Have you seen the commercials on TV where a group of young children are interviewed by a man about what is better? The kids are asked if they would rather play basketball in a big fancy stadium or a small driveway. Naturally, the kids say they would rather play in the stadium because bigger is better.
Often times in business the thinking is the same. Bigger is better. But should this really apply to our approach on how we design our product offerings and how we price those offerings? Consider the situation where a distributor of healthcare products offers a bundle of services to help their customers market their products. The bundle contains 10 different components that are all designed to assist the customer move more product through their location. The problem for the distributor is that this bundle of services is selling slowly and the distributor believes that the bundle is lacking value.
To remedy the situation, the distributor adds more components to the offering in an attempt to boost the value. Now we have a bigger and better offering that would certainly entice customers to buy. Right? Not necessarily.
In this real world situation the distributor added more benefits to the offering but failed to understand the differences among its customers. Not all customers are created equal. That is, different customers have different needs and require different solutions. Of course, we are talking about segmenting the marketplace but also segmenting our pricing by differentiating our product offerings.
The answer for this distributor was not to add more components to a single bundled package but to divide the package into separate offerings or versions. Different versions are designed to appeal to different market segments and allow us the opportunity to set different prices. Prices that are targeted for different segments and will allow us to sell more and capture more margin. It also allows us to compete more effectively when the competitor offers a single solution.

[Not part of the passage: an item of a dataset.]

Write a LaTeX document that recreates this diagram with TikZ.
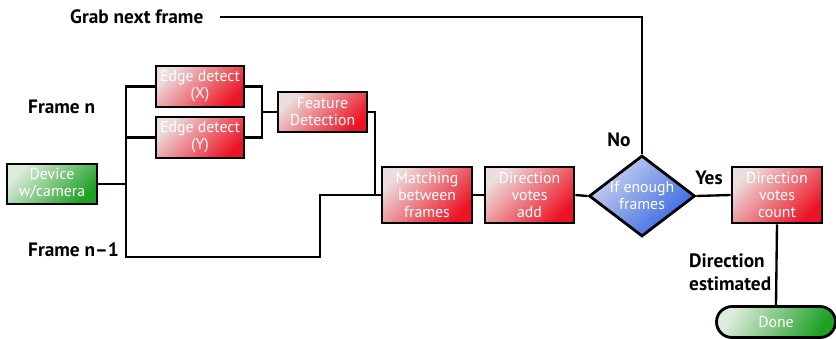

All too often we see businesses trying to compete in a complex market with a single offering that tends to get bigger over time as they try to be all things to all customers. This usually drives the price down to the lowest level in order to appeal to all segments and leaves money on the table. Or, if higher prices are set, sales are lost to the lower end of the market. We see automakers remedy this situation with a wide range of offerings across a range of price points each designed to appeal to a market segment at a price point.
Bigger may be better when selecting a venue to play basketball but smaller may be better when designing product offerings and price points. Are you trying to do too much with your single offering?